Es tan fácil mostrarse implacable con las personas de condición modesta, con un vendedor ambulante, un repartidor motorizado, un poblador sin casa, un inmigrante, la espada de la justicia cae implacable sobre sus cabezas. Para ellos no hay derecho de dominio que valga, ni debido y justo proceso el cual recurrir, como tampoco derecho integridad física y síquica, ni honra que esgrimir. Todos derechos fundamentales, según explica la academia, pero ese trabajador de reparto que se ve privado de su única propiedad, en un solo instante, todo eso es letra muerta. Unos pocos intentarán recuperar sus vehículos en el Juzgado de Policía Local, donde llegan ya condenados, nadie los va a escuchar y les darán su sentencia expresada en pesos, además, de pagar las tarifas del dueño del corral.
Igual cosa pasa con el vendedor ambulante quien pierde todo lo invertido y la pobladora que pierde sus escasos bienes domésticos, en cosa de minutos, en lo que se demora en ejecutarse una orden en el terreno, además, de ser sancionada punitivamente con una multa excesiva y, si intenta resistirse, el maltrato físico y la vejación serán parte del tratamiento, como ocurre hasta el hartazgo con el inmigrante, cuando vigilado celosamente por un policía es expulsado del país, vestido de blanco para la ocasión, mientras ministros acompañados de jefes de servicios se muestran orondos y satisfechos pavoneándose frente a las cámaras, todo transmitido en vivo y en directo por la televisión pública, mientras un periodista recita un libreto plagado de lugares comunes y de un fatuo orgullo nacionalista. Estado de derecho dice la academia.

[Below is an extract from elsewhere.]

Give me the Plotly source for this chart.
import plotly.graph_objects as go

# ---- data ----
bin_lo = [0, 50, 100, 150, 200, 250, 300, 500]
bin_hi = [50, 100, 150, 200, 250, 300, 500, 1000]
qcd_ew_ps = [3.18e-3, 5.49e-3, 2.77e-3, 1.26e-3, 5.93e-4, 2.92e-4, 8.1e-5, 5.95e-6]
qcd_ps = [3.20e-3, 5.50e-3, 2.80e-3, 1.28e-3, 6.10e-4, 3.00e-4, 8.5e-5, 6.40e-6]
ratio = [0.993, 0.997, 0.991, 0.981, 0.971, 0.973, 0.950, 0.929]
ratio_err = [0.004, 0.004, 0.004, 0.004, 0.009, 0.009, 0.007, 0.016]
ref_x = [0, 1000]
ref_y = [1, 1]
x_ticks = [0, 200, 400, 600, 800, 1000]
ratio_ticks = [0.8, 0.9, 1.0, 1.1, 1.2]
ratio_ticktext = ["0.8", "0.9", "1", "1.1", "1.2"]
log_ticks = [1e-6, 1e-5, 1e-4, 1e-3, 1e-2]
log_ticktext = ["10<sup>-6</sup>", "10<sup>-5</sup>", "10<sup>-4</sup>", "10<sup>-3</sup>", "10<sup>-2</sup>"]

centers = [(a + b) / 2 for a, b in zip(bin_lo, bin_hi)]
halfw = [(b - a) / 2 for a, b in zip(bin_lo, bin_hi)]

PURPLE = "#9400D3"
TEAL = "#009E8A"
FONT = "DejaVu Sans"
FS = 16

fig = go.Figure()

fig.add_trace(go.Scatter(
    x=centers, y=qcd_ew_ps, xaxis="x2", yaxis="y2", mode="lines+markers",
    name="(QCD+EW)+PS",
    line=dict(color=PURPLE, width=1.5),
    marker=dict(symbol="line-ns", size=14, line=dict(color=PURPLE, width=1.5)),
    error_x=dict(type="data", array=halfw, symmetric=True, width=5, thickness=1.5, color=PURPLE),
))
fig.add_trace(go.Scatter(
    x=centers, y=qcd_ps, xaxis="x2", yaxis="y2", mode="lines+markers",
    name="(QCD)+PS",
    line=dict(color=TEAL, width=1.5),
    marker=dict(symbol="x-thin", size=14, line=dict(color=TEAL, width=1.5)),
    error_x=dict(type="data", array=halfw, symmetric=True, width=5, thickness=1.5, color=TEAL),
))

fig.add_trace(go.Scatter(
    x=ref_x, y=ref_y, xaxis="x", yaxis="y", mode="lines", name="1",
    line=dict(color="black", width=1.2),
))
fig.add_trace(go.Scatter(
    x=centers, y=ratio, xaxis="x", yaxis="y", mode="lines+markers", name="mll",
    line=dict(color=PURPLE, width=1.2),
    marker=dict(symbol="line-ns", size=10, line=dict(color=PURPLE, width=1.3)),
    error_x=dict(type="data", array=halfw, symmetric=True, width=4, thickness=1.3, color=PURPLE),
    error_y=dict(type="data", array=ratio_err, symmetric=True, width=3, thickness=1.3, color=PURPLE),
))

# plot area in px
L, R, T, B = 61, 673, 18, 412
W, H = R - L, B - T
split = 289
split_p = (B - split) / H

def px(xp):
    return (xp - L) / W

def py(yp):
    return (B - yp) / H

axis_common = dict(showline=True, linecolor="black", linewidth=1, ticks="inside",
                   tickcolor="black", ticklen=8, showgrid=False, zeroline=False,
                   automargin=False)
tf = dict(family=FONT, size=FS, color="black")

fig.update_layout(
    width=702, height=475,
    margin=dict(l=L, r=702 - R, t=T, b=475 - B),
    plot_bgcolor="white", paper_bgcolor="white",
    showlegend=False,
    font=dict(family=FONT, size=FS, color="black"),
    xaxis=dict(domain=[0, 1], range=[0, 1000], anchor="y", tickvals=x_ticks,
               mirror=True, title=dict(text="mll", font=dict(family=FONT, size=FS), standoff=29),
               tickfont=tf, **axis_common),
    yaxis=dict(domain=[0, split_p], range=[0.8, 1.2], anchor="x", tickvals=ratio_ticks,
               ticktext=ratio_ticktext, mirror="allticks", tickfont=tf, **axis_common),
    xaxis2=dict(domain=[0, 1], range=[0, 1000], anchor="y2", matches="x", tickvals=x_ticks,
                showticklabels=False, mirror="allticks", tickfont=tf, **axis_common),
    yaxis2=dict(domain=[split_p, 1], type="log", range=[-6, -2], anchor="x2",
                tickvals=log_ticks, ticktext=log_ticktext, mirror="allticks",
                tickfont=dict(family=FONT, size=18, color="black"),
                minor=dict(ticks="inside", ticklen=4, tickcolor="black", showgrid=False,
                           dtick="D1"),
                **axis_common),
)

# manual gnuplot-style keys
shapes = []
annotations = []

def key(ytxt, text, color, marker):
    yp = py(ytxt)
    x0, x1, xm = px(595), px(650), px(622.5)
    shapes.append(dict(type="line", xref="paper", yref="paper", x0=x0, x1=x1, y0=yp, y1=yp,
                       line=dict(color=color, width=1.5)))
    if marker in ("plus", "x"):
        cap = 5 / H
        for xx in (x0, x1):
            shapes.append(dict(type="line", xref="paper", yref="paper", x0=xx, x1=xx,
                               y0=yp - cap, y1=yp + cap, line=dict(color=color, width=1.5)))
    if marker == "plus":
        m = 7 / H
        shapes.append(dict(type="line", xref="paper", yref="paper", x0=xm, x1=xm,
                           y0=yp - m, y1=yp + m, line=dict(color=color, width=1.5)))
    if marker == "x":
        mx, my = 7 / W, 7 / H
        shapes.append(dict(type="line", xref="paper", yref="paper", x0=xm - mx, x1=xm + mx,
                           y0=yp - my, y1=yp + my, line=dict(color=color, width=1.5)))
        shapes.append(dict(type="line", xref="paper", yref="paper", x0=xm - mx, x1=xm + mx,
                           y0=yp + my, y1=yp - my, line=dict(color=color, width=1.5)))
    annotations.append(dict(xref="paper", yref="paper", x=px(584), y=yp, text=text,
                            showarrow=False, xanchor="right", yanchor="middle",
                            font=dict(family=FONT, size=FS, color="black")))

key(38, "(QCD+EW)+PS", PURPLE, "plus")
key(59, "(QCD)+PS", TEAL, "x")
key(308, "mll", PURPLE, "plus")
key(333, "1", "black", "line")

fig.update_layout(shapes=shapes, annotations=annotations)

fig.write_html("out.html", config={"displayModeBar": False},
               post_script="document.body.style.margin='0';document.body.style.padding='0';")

En el caso de los repartidores motorizados de productos de primera necesidad, no son capaces de darse cuenta, esas mismas autoridades tan republicanas y severas, de que los servicios que ellos prestan son un mecanismo que apunta, precisamente, en el sentido que señalan los profesionales de la salud, en cuanto a limitar la circulación de las personas y por tanto la propagación del virus del Covid-19, ya que se interponen entre el comercio y los consumidores, evitando que estos últimos salgan a las calles y copen los establecimientos comerciales. ¿Cuántas personas habrán evitado contagiarse por la acción de estos trabajadores?, que en las condiciones riesgosas en que deben cumplir con una labor que debiera, en cambio ser protegida y apoyada, en vez de perseguida y discriminada.

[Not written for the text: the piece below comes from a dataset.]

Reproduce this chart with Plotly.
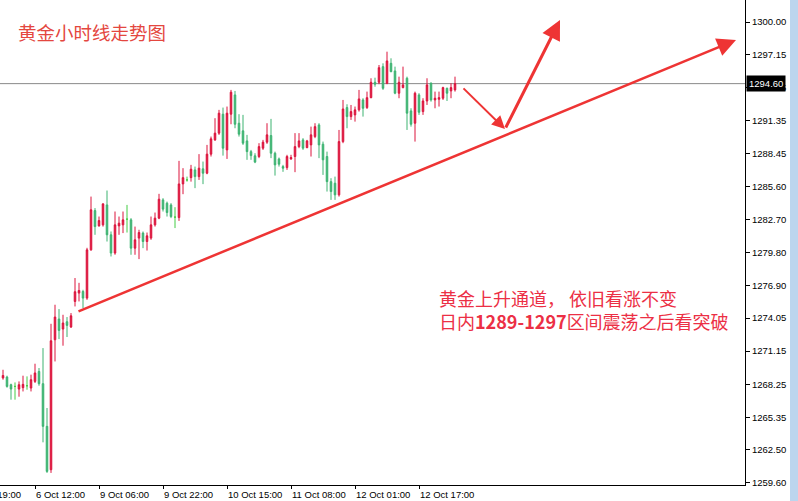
import plotly.graph_objects as go

# ---------------- data (XAUUSD H1) ----------------
open_ = [1268.80, 1268.88, 1268.21, 1268.06, 1267.83, 1267.95, 1268.12, 1267.92, 1268.50, 1269.37,
         1268.30, 1264.56, 1260.76, 1272.15, 1273.97, 1273.09, 1273.73, 1273.27, 1275.51, 1276.24,
         1276.38, 1275.80, 1280.03, 1283.47, 1282.13, 1282.22, 1283.97, 1281.35, 1279.75, 1282.13,
         1282.22, 1282.72, 1282.66, 1280.18, 1281.06, 1281.50, 1280.76, 1281.06, 1282.22, 1282.81,
         1284.41, 1284.12, 1283.97, 1282.90, 1282.86, 1285.81, 1286.16, 1286.36, 1287.04, 1286.45,
         1287.13, 1286.75, 1288.42, 1289.67, 1290.26, 1291.92, 1288.79, 1291.92, 1293.61, 1291.13,
         1290.46, 1289.58, 1288.64, 1288.27, 1288.21, 1288.94, 1289.47, 1290.05, 1288.50, 1288.00,
         1287.33, 1287.24, 1288.00, 1288.21, 1289.08, 1289.67, 1288.99, 1289.23, 1289.96, 1290.98,
         1289.29, 1288.21, 1286.01, 1285.87, 1284.85, 1289.52, 1292.50, 1291.71, 1291.86, 1292.30,
         1293.17, 1292.50, 1293.37, 1294.72, 1294.72, 1296.09, 1294.63, 1296.38, 1295.71, 1293.76,
         1294.25, 1295.07, 1292.21, 1291.13, 1293.61, 1292.15, 1293.08, 1294.63, 1293.17, 1293.23,
         1293.32, 1294.19, 1293.96, 1294.05]
high = [1269.52, 1269.00, 1268.30, 1268.41, 1268.50, 1269.00, 1268.94, 1269.09, 1270.05, 1269.67,
        1271.42, 1266.17, 1273.55, 1275.22, 1274.84, 1274.34, 1274.14, 1274.49, 1277.56, 1277.14,
        1276.53, 1280.21, 1284.70, 1283.69, 1282.95, 1284.12, 1285.23, 1281.64, 1283.39, 1282.95,
        1283.39, 1283.97, 1282.81, 1282.07, 1281.79, 1281.64, 1281.55, 1282.95, 1283.30, 1284.94,
        1284.56, 1284.26, 1284.12, 1283.77, 1287.83, 1287.19, 1286.45, 1287.48, 1287.33, 1288.42,
        1287.77, 1289.23, 1289.96, 1291.57, 1292.30, 1292.50, 1292.59, 1294.05, 1293.96, 1291.92,
        1291.86, 1290.11, 1288.79, 1288.50, 1289.38, 1289.67, 1291.13, 1291.51, 1288.64, 1288.12,
        1287.48, 1288.36, 1288.36, 1290.26, 1290.26, 1289.82, 1289.67, 1290.83, 1291.13, 1291.13,
        1289.52, 1288.64, 1286.31, 1286.45, 1290.54, 1293.17, 1292.79, 1292.73, 1292.59, 1294.05,
        1293.32, 1293.90, 1295.07, 1295.12, 1296.23, 1296.38, 1297.40, 1296.82, 1296.09, 1295.21,
        1296.09, 1295.21, 1292.44, 1293.90, 1293.76, 1293.32, 1295.07, 1294.72, 1293.90, 1293.90,
        1294.33, 1294.25, 1294.63, 1295.21]
low = [1268.65, 1267.95, 1266.90, 1266.90, 1267.16, 1267.62, 1267.77, 1267.62, 1268.36, 1268.12,
       1263.16, 1260.48, 1260.48, 1270.25, 1272.21, 1271.63, 1272.39, 1273.18, 1275.07, 1275.51,
       1274.93, 1275.65, 1279.95, 1281.35, 1282.07, 1282.07, 1280.76, 1279.45, 1279.60, 1281.35,
       1281.50, 1281.55, 1279.60, 1279.60, 1279.22, 1280.18, 1279.97, 1280.91, 1282.07, 1282.72,
       1283.39, 1282.95, 1282.81, 1281.94, 1282.57, 1284.91, 1286.01, 1286.01, 1285.44, 1286.16,
       1285.79, 1286.66, 1288.21, 1289.58, 1290.11, 1288.29, 1288.00, 1291.04, 1290.69, 1289.96,
       1289.23, 1287.92, 1287.92, 1287.63, 1288.07, 1288.79, 1289.32, 1288.07, 1286.54, 1287.33,
       1286.87, 1287.04, 1287.92, 1286.84, 1288.94, 1288.79, 1288.94, 1288.21, 1289.82, 1288.07,
       1286.60, 1285.14, 1284.41, 1284.41, 1284.70, 1289.38, 1290.69, 1291.42, 1291.27, 1292.15,
       1291.71, 1292.38, 1293.32, 1294.33, 1294.55, 1294.05, 1294.55, 1295.60, 1293.67, 1293.32,
       1294.19, 1290.54, 1290.83, 1289.52, 1291.86, 1291.86, 1292.73, 1293.02, 1292.44, 1292.59,
       1293.17, 1293.08, 1293.32, 1293.90]
close = [1269.02, 1268.06, 1267.83, 1268.06, 1268.21, 1268.24, 1268.12, 1268.65, 1269.24, 1268.30,
         1264.56, 1260.61, 1272.06, 1274.14, 1272.97, 1273.62, 1273.41, 1274.25, 1276.36, 1276.47,
         1275.80, 1280.03, 1283.54, 1282.07, 1282.60, 1284.06, 1281.35, 1279.75, 1282.22, 1282.37,
         1282.66, 1282.72, 1280.18, 1280.91, 1281.55, 1280.76, 1281.26, 1282.22, 1282.81, 1284.47,
         1283.60, 1283.30, 1282.95, 1282.90, 1285.81, 1286.36, 1286.16, 1287.10, 1286.45, 1287.19,
         1286.75, 1288.42, 1289.76, 1290.26, 1292.01, 1288.94, 1292.01, 1293.85, 1291.04, 1290.17,
         1289.38, 1288.64, 1288.29, 1287.72, 1289.08, 1289.47, 1290.11, 1288.50, 1287.48, 1287.54,
         1287.19, 1288.21, 1288.12, 1289.08, 1289.58, 1288.94, 1289.58, 1290.11, 1290.83, 1289.23,
         1287.92, 1286.01, 1285.14, 1284.85, 1289.52, 1292.38, 1291.71, 1292.15, 1292.30, 1293.26,
         1292.44, 1293.37, 1294.72, 1294.55, 1296.00, 1294.19, 1296.59, 1295.65, 1293.76, 1294.72,
         1294.49, 1292.01, 1291.04, 1293.76, 1292.09, 1293.08, 1294.49, 1293.17, 1293.32, 1293.37,
         1294.25, 1293.76, 1294.25, 1294.60]
bar_index = list(range(len(open_)))

price_ticks = [1300.00, 1297.15, 1294.25, 1291.35, 1288.45, 1285.60, 1282.70, 1279.80,
               1276.90, 1274.05, 1271.15, 1268.25, 1265.35, 1262.50, 1259.60]
time_tick_bars = [8, 24, 40, 56, 72, 88, 104]
time_tick_labels = ["6 Oct 12:00", "9 Oct 06:00", "9 Oct 22:00", "10 Oct 15:00",
                    "11 Oct 08:00", "12 Oct 01:00", "12 Oct 17:00"]
hidden_label_bar = -8
hidden_label = "5 Oct 19:00"
bid_price = 1294.60

# hand-drawn analysis lines (bar index, price)
trend_from, trend_to = (18.5, 1274.59), (183.25, 1298.42)
dip_from, dip_to = (114.75, 1294.31), (125.5, 1290.62)
rise_to = (139.25, 1300.18)

title_text = "黄金小时线走势图"
note_lines = ["黄金上升通道， 依旧看涨不变", "日内<b>1289-1297</b>区间震荡之后看突破"]

# ---------------- figure ----------------
UP, DOWN, DOJI = "#dc143c", "#3cb371", "#44cc44"
X0, X1 = -0.75, 185.5          # visible bar range
PLOT_W, PLOT_H = 745, 485       # plot area in pixels
doji = [i for i in bar_index if open_[i] == close[i]]
body = [i for i in bar_index if open_[i] != close[i]]

def pick(arr, idx):
    return [arr[i] for i in idx]

fig = go.Figure()
fig.add_trace(go.Candlestick(
    x=pick(bar_index, body), open=pick(open_, body), high=pick(high, body),
    low=pick(low, body), close=pick(close, body),
    increasing=dict(line=dict(color=UP, width=1), fillcolor=UP),
    decreasing=dict(line=dict(color=DOWN, width=1), fillcolor=DOWN),
    whiskerwidth=0, showlegend=False, hoverinfo="skip"))
fig.add_trace(go.Candlestick(
    x=pick(bar_index, doji), open=pick(open_, doji), high=pick(high, doji),
    low=pick(low, doji), close=pick(close, doji),
    increasing=dict(line=dict(color=DOJI, width=1), fillcolor=DOJI),
    decreasing=dict(line=dict(color=DOJI, width=1), fillcolor=DOJI),
    whiskerwidth=0, showlegend=False, hoverinfo="skip"))

# bid line
fig.add_shape(type="line", xref="paper", x0=0, x1=1, yref="y", y0=bid_price, y1=bid_price,
              line=dict(color="#8a8a8a", width=1), layer="below")
# window edge strip
fig.add_shape(type="rect", xref="paper", x0=790 / PLOT_W, x1=800 / PLOT_W, yref="paper",
              y0=-0.06, y1=1.02, line=dict(width=0), fillcolor="#bcd5ee", layer="above")

red = "#ee3434"
fig.add_annotation(x=trend_to[0], y=trend_to[1], ax=trend_from[0], ay=trend_from[1],
                   xref="x", yref="y", axref="x", ayref="y", text="", showarrow=True,
                   arrowhead=2, arrowsize=1.5, arrowwidth=2.5, arrowcolor=red, standoff=0)
fig.add_annotation(x=dip_to[0], y=dip_to[1], ax=dip_from[0], ay=dip_from[1],
                   xref="x", yref="y", axref="x", ayref="y", text="", showarrow=True,
                   arrowhead=2, arrowsize=1.3, arrowwidth=2, arrowcolor=red, standoff=0)
fig.add_annotation(x=rise_to[0], y=rise_to[1], ax=dip_to[0], ay=dip_to[1],
                   xref="x", yref="y", axref="x", ayref="y", text="", showarrow=True,
                   arrowhead=2, arrowsize=1.3, arrowwidth=3, arrowcolor=red, standoff=0)

cjk = "Noto Sans CJK SC"
fig.add_annotation(x=16 / PLOT_W, y=1 - 32 / PLOT_H, xref="paper", yref="paper", text=title_text,
                   showarrow=False, xanchor="left", yanchor="middle",
                   font=dict(family=cjk, size=18.5, color="#e4473f"))
fig.add_annotation(x=437 / PLOT_W, y=1 - 309 / PLOT_H, xref="paper", yref="paper",
                   text="<br>".join(note_lines), align="left",
                   showarrow=False, xanchor="left", yanchor="middle",
                   font=dict(family=cjk, size=18, color="#ec2f45"))

axis_font = dict(family="Liberation Sans", size=9.5, color="#000000")
fig.add_annotation(x=1, y=bid_price, xref="paper", yref="y", text=f"{bid_price:.2f}",
                   showarrow=False, xanchor="left", yanchor="middle", xshift=1,
                   bgcolor="#000000", borderpad=2,
                   font=dict(family="Liberation Sans", size=9.5, color="#ffffff"))

# time labels, left-aligned at their tick (MT4 style)
for b, lab in zip([hidden_label_bar] + time_tick_bars, [hidden_label] + time_tick_labels):
    fig.add_annotation(x=(b - X0) / (X1 - X0), y=0, xref="paper", yref="paper", text=lab,
                       showarrow=False, xanchor="left", yanchor="top", xshift=-1, yshift=-2,
                       font=axis_font)

fig.update_layout(
    width=798, height=501,
    margin=dict(l=0, r=798 - PLOT_W, t=0, b=501 - PLOT_H, pad=0),
    paper_bgcolor="#ffffff", plot_bgcolor="#ffffff",
    boxgap=0.45,
    showlegend=False,
    xaxis=dict(range=[X0, X1], rangeslider=dict(visible=False), showgrid=False,
               zeroline=False, showline=True, linecolor="#000000", linewidth=1,
               tickmode="array", tickvals=time_tick_bars, showticklabels=False,
               ticks="outside", ticklen=3, tickcolor="#000000", automargin=False),
    yaxis=dict(range=[1259.42, 1301.93], side="right", showgrid=False, zeroline=False,
               showline=True, linecolor="#000000", linewidth=1,
               tickmode="array", tickvals=price_ticks,
               ticktext=[f"{v:.2f}" for v in price_ticks],
               ticks="outside", ticklen=4, tickcolor="#000000", tickfont=axis_font,
               automargin=False),
)

fig.write_html("out.html", config={"displayModeBar": False, "staticPlot": True},
               post_script="document.body.style.margin='0';document.body.style.overflow='hidden';")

Entonces, en reemplazo de dedicar tantas horas hombre para una fiscalización absurda, no dedican los esfuerzos a regularizarlos, instruirlos en normas de tránsito, darles licencias de conducir, y otras medidas en ese mismo sentido. Cabe preguntarse por qué los organismos que supervigilan el cumplimiento de las normas del trabajo y de seguridad social, no controlan a las plataformas que “arriendan sus servicios”, para que suscriban contratos de trabajo, efectúen cotizaciones previsionales, les provean de servicios higiénicos y de alimentación y descanso. Obviamente, resulta más simple hacer la vista gorda y que sobre esos trabajadores del reparto caiga todo el peso de la ley, como se acostumbra a decir.
A lo mejor, todo toda está crítica podría estar demás, si en el país existiera una efectiva libertad sindical, no la de la Constitución actual, como la que existe en los otros países de la OCDE, por ejemplo. De haber sido así, ellos habrían formado su propia organización sindical y habrían negociado directamente con las elusivas plataformas unas remuneraciones dignas, condiciones de higienes y seguridad laboral y demás derechos laborales y habrían impedido la represión municipal abusiva que se descarga sobre ellos, pues de lo contrario, habrían podido recurrir al arma legítima de todo trabajador, la huelga.